More important than all the political gambits and the thunder from both ends of the spectrum will be the testimony of one man. "If you are looking for a secret weapon in the upcoming confirmation hearings," says Hatch, "it is Judge Robert Bork. The longer he testifies before the Judiciary Committee, the more persuasive and reasoned his philosophy of judicial restraint will sound." Armed with an agile mind and a caustic wit, Bork is expected to be a formidable opponent for his critics on the committee. "Any Senator who decides to just jump in and portray Bork as some racist, some evil Neanderthal, is going to be in deep trouble," says Republican Committee Member Alan Simpson of Wyoming. Many hopeful conservatives, remembering the turnabout in public opinion during the Iran-contra hearings, envision Bork as "Ollie North without the medals."

To prevent a replay of the surge in sympathy for North, Biden has ordered that the table for the committee members be placed at the same level as that of the witness. In the Iran-contra hearings, where the congressional members sat on a dais, the television cameras made it seem that they were lecturing and hectoring the witnesses from on high.
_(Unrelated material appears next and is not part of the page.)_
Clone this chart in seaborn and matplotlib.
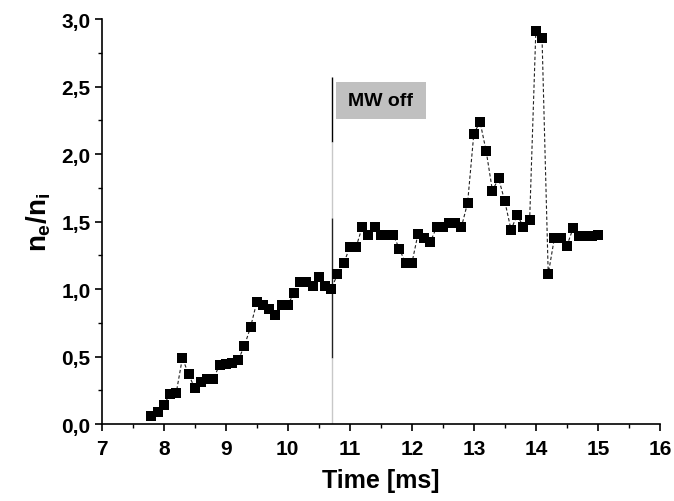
import matplotlib
matplotlib.use("Agg")
import matplotlib.pyplot as plt
import seaborn as sns
import pandas as pd
from matplotlib.ticker import MultipleLocator
from matplotlib.patches import Rectangle
from matplotlib import font_manager as fm

time_ms = [7.8, 7.9, 8.0, 8.1, 8.2, 8.3, 8.4, 8.5, 8.6, 8.7, 8.8, 8.9,
           9.0, 9.1, 9.2, 9.3, 9.4, 9.5, 9.6, 9.7, 9.8, 9.9,
           10.0, 10.1, 10.2, 10.3, 10.4, 10.5, 10.6, 10.7, 10.8, 10.9,
           11.0, 11.1, 11.2, 11.3, 11.4, 11.5, 11.6, 11.7, 11.8, 11.9,
           12.0, 12.1, 12.2, 12.3, 12.4, 12.5, 12.6, 12.7, 12.8, 12.9,
           13.0, 13.1, 13.2, 13.3, 13.4, 13.5, 13.6, 13.7, 13.8, 13.9,
           14.0, 14.1, 14.2, 14.3, 14.4, 14.5, 14.6, 14.7, 14.8, 14.9,
           15.0]
ratio = [0.06, 0.09, 0.145, 0.22, 0.23, 0.49, 0.37, 0.265, 0.315, 0.335, 0.335, 0.44,
         0.445, 0.455, 0.475, 0.58, 0.72, 0.905, 0.885, 0.85, 0.81, 0.885,
         0.885, 0.97, 1.05, 1.05, 1.02, 1.09, 1.02, 1.00, 1.11, 1.19,
         1.31, 1.31, 1.46, 1.40, 1.46, 1.40, 1.40, 1.40, 1.30, 1.19,
         1.19, 1.41, 1.38, 1.35, 1.46, 1.46, 1.49, 1.49, 1.46, 1.64,
         2.15, 2.24, 2.02, 1.73, 1.82, 1.65, 1.44, 1.55, 1.46, 1.51,
         2.91, 2.86, 1.11, 1.38, 1.38, 1.32, 1.45, 1.39, 1.39, 1.39,
         1.40]

x_ticks = [7, 8, 9, 10, 11, 12, 13, 14, 15, 16]
x_tick_labels = ["7", "8", "9", "10", "11", "12", "13", "14", "15", "16"]
y_ticks = [0.0, 0.5, 1.0, 1.5, 2.0, 2.5, 3.0]
y_tick_labels = ["0,0", "0,5", "1,0", "1,5", "2,0", "2,5", "3,0"]

mw_off_time = 10.72
annotation_text = "MW off"

sns.set_theme(style="ticks")
plt.rcParams["font.family"] = ["Liberation Sans", "DejaVu Sans"]
plt.rcParams["font.weight"] = "bold"
plt.rcParams["text.color"] = "black"
plt.rcParams["mathtext.fontset"] = "custom"
plt.rcParams["mathtext.rm"] = "Liberation Sans:bold"
plt.rcParams["mathtext.it"] = "Liberation Sans:bold"
plt.rcParams["mathtext.bf"] = "Liberation Sans:bold"

bold_path = fm.findfont(fm.FontProperties(family="Liberation Sans", weight="bold"))
tick_fp = fm.FontProperties(fname=bold_path, size=15)

df = pd.DataFrame({"t": time_ms, "r": ratio})

fig = plt.figure(figsize=(6.74, 5.02), dpi=100)
ax = fig.add_axes([0.151, 0.153, 0.828, 0.807])

sns.lineplot(data=df, x="t", y="r", ax=ax, color="#222222", lw=0.8,
             linestyle=(0, (3, 2)), zorder=2)
sns.scatterplot(data=df, x="t", y="r", ax=ax, marker="s", s=55,
                color="black", edgecolor="black", linewidth=0, zorder=3)

# MW off vertical line (rendered with the uneven tones of the original)
ax.vlines(mw_off_time, 2.09, 2.57, color="black", lw=1.0, zorder=1)
ax.vlines(mw_off_time, 1.53, 2.09, color="#c8c8c8", lw=1.0, zorder=1)
ax.vlines(mw_off_time, 0.49, 1.53, color="#222222", lw=1.0, zorder=1)
ax.vlines(mw_off_time, 0.0, 0.49, color="#c8c8c8", lw=1.0, zorder=1)

ax.add_patch(Rectangle((10.77, 2.262), 1.46, 0.273, facecolor="#c0c0c0",
                       edgecolor="none", zorder=1))
ax.text(11.5, 2.40, annotation_text, ha="center", va="center",
        fontsize=14, fontweight="bold", color="black", zorder=4)

ax.set_xticks(x_ticks)
ax.set_xticklabels(x_tick_labels, fontproperties=tick_fp, color="black")
ax.set_yticks(y_ticks)
ax.set_yticklabels(y_tick_labels, fontproperties=tick_fp, color="black")
ax.xaxis.set_minor_locator(MultipleLocator(0.5))
ax.yaxis.set_minor_locator(MultipleLocator(0.25))
ax.set_xlim(7, 16)
ax.set_ylim(0, 3.0)

ax.tick_params(axis="both", which="major", direction="out", length=5, width=1.2,
               color="black")
ax.tick_params(axis="x", which="major", pad=6)
ax.tick_params(axis="y", which="major", pad=3)
ax.tick_params(axis="both", which="minor", direction="out", length=3, width=1.0,
               color="black")

for s in ["top", "right"]:
    ax.spines[s].set_visible(False)
for s in ["left", "bottom"]:
    ax.spines[s].set_color("black")
    ax.spines[s].set_linewidth(1.2)

ax.set_xlabel("Time [ms]", fontsize=18, fontweight="bold", color="black", labelpad=7)
ax.set_ylabel(r"$n_e/n_i$", fontsize=20, fontweight="bold", color="black", labelpad=6)

fig.savefig("out.png", dpi=100)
In the television age, the way Bork comes across could be critically important. Both sides of the debate pay lip service to the notion that they do not want to see the issue politicized. That objective is not necessarily all that laudable, and certainly not all that likely. The confirmation of such an ideologically controversial nominee, one whose effect on the court and the nation could be enormous for years to come, is ultimately a political matter. If Americans watching the hearings this week like what they see, if they are reassured by either Bork's mind or his manner, the advice and consent of the public will certainly be felt on the Senate floor. And if the public becomes convinced that Bork's views are, as opponents charge, so far from the mainstream that they seem to threaten the rights that Americans have come to cherish, such sentiments will likewise probably prevail when the final votes are counted.